How do teens get there? In Scandinavia they do so through DKBN, short for Denmark By Night. The social network doubles as a nationwide popularity contest. The site is trawled by about 700,000 Danish teens who have added profiles highlighting their age, hometown, and relationship status. The goal: rate others on their looks. Pictures are uploaded weekly by more than five hundred photographers that DKBN has hired to work at nightclubs and to snap photos of people drinking, dancing, making out, and partying. People tag themselves in those pictures and upload their own.

The site works because it’s all about looking hot. It’s not a dating site as much as an extension of the nightclub, a place to continue the party and to continue flirting. While you can also add friends to your profile, just as you can on Facebook, the core activity on DKBN is to increase people’s “hot score” by voting for them. (Despite the appearance of being progressive, the site only lets people vote for the opposite sex.) DKBN keeps a Top 30 list for each local town and one nationwide list; making it to the top means you’ve truly become a local micro-celeb.

Why are teens so obsessed with this site, which trades simultaneously in admiration and humiliation?

It’s the same impulse that drives the obsession with the Fox reality show Paradise Hotel, which sends a bunch of young singles to a resort to see what the emotional (and sexual) fall-out will be.

If teens can buy popularity they will

But more importantly teens pay for this stuff—and they don’t pay for media much at all these days. If teens can’t get fifteen minutes of fame on a national/global scale they can at least have a consolidated position as a celebrity in their hometown of 1,500 to 15,000 people.
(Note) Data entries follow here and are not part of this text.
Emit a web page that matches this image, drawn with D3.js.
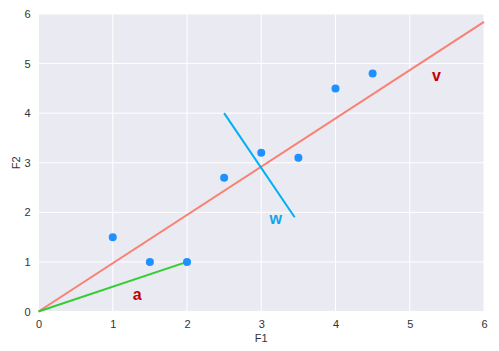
<!DOCTYPE html>
<meta charset="utf-8">
<script src="https://cdn.jsdelivr.net/npm/d3@7"></script>
<html>
<head>
<style>
body { margin: 0; background: #fff; }
text { font-family: "Liberation Sans", Arial, sans-serif; }
</style>
</head>
<body>
<div id="chart"></div>
<script>
// data points
var ptX = [1, 1.5, 2, 2.5, 3, 3.5, 4, 4.5];
var ptY = [1.5, 1, 1, 2.7, 3.2, 3.1, 4.5, 4.8];
// vectors drawn as segments [x0, y0, x1, y1]
var lineV = [0, 0, 6, 5.84];
var lineW = [2.5, 4.0, 3.45, 1.9];
var lineA = [0, 0, 2, 1];
// text labels
var labelNames = ["a", "w", "v"];
var labelX = [1.27, 3.11, 5.3];
var labelY = [0.23, 1.76, 4.64];
var labelColors = ["#c40000", "#0ea5e9", "#c40000"];
var ticks = [0, 1, 2, 3, 4, 5, 6];

var margin = {top: 14, right: 15, bottom: 39.5, left: 38.5},
    width = 499 - margin.left - margin.right,
    height = 351 - margin.top - margin.bottom;

var svg = d3.select("#chart")
  .append("svg")
    .attr("width", 499)
    .attr("height", 351)
  .append("g")
    .attr("transform", "translate(" + margin.left + "," + margin.top + ")");

var x = d3.scaleLinear().domain([0, 6]).range([0, width]);
var y = d3.scaleLinear().domain([0, 6]).range([height, 0]);

svg.append("rect")
  .attr("width", width)
  .attr("height", height)
  .attr("fill", "#eaeaf2");

// grid
svg.selectAll(".gx").data(ticks).enter().append("line")
  .attr("x1", function(d) { return x(d) }).attr("x2", function(d) { return x(d) })
  .attr("y1", 0).attr("y2", height)
  .attr("stroke", "#fff").attr("stroke-width", 1);
svg.selectAll(".gy").data(ticks).enter().append("line")
  .attr("y1", function(d) { return y(d) }).attr("y2", function(d) { return y(d) })
  .attr("x1", 0).attr("x2", width)
  .attr("stroke", "#fff").attr("stroke-width", 1);

// axes (labels only)
var xAxis = svg.append("g")
  .attr("transform", "translate(0," + height + ")")
  .call(d3.axisBottom(x).tickValues(ticks).tickSize(0).tickPadding(9).tickFormat(d3.format("d")));
var yAxis = svg.append("g")
  .call(d3.axisLeft(y).tickValues(ticks).tickSize(0).tickPadding(8).tickFormat(d3.format("d")));
[xAxis, yAxis].forEach(function(g) {
  g.select(".domain").remove();
  g.selectAll("text").attr("fill", "#333").style("font-size", "11px");
});

svg.append("text")
  .attr("x", width / 2).attr("y", height + 30)
  .attr("text-anchor", "middle")
  .attr("fill", "#333").style("font-size", "11px")
  .text("F1");
svg.append("text")
  .attr("transform", "translate(-19," + (height / 2) + ") rotate(-90)")
  .attr("text-anchor", "middle")
  .attr("fill", "#333").style("font-size", "11px")
  .text("F2");

function seg(s, color) {
  svg.append("line")
    .attr("x1", x(s[0])).attr("y1", y(s[1]))
    .attr("x2", x(s[2])).attr("y2", y(s[3]))
    .attr("stroke", color).attr("stroke-width", 2);
}
seg(lineV, "#fa8072");
seg(lineA, "#32cd32");
seg(lineW, "#00b0f0");

svg.selectAll(".pt").data(ptX).enter().append("circle")
  .attr("cx", function(d) { return x(d) })
  .attr("cy", function(d, i) { return y(ptY[i]) })
  .attr("r", 4)
  .attr("fill", "#1e90ff");

svg.selectAll(".lbl").data(labelNames).enter().append("text")
  .attr("x", function(d, i) { return x(labelX[i]) })
  .attr("y", function(d, i) { return y(labelY[i]) })
  .attr("fill", function(d, i) { return labelColors[i] })
  .style("font-size", "16px").style("font-weight", "bold")
  .text(function(d) { return d });
</script>
</body>
</html>
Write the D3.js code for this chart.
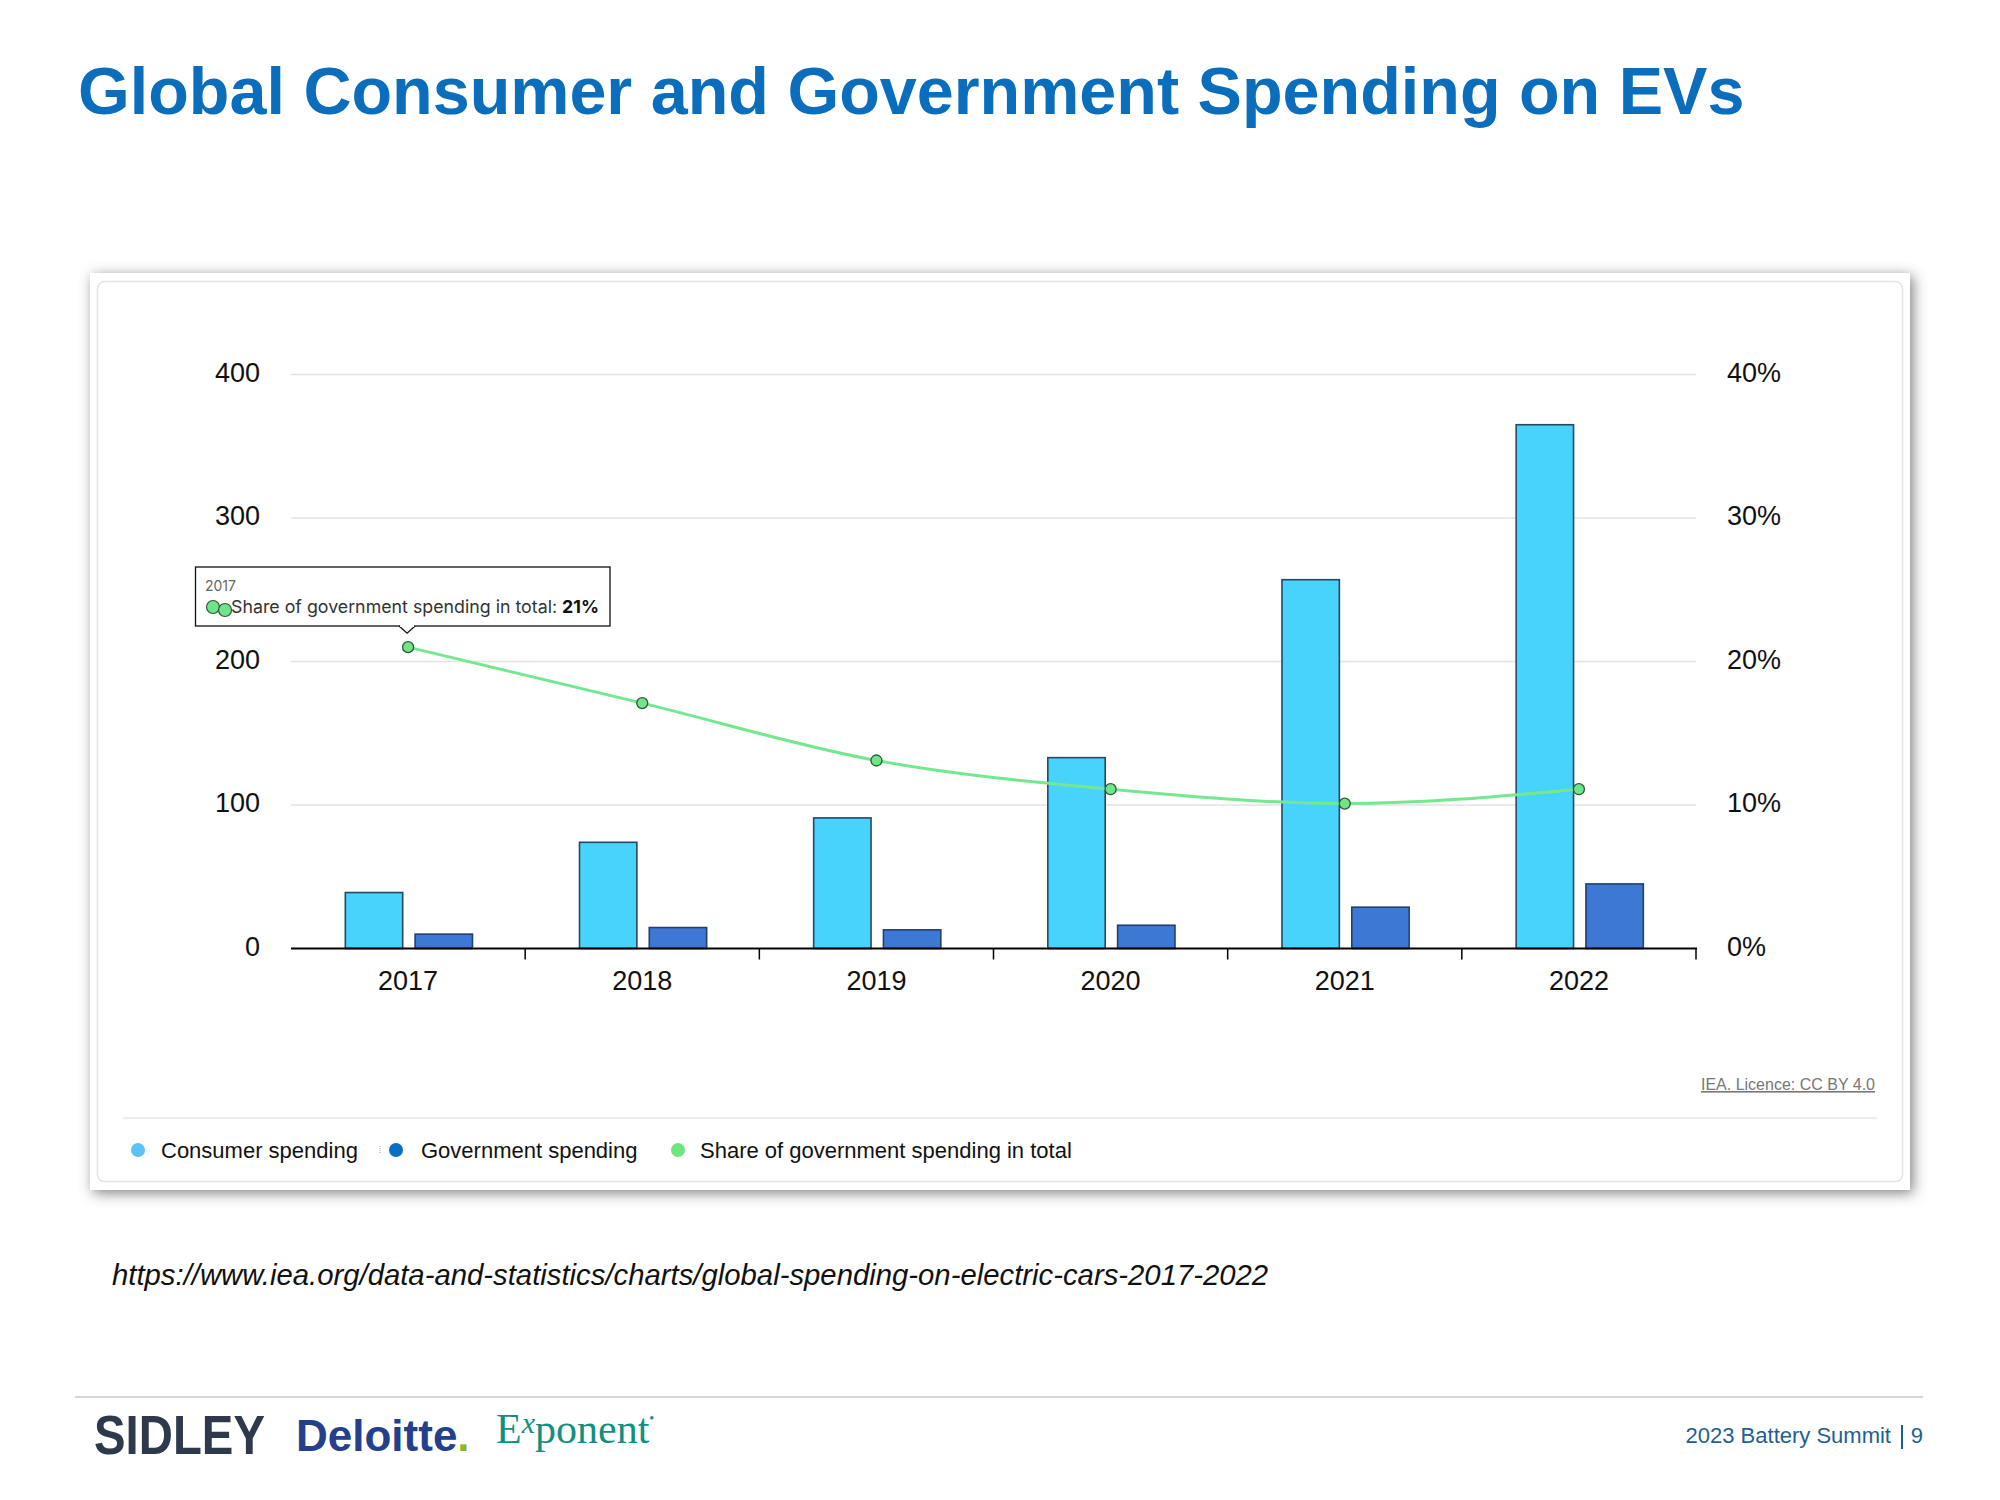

In our research on teens we interviewed an 18-year-old woman named Thea, who currently ranks number-two on her hometown’s Top 30 hot list on DKBN. She proudly announces that she has been recognized by people in nightclubs in Copenhagen—a confirmation of her popularity—and she spends a few hours daily on the site to check out the people who are checking her out. She also pays for this—70 DKK monthly—in an era when most teens refuse to pay for digital content.

Also important: Just like real stars, micro-celebs need to use media to boost their profile. They may have no use for media content but they certainly need the DIY media tools for user-generated content on sites like DKBN. Technology lets them playact and live their lives even more socially than before. And will they pay? If it benefits them socially, yes, they will.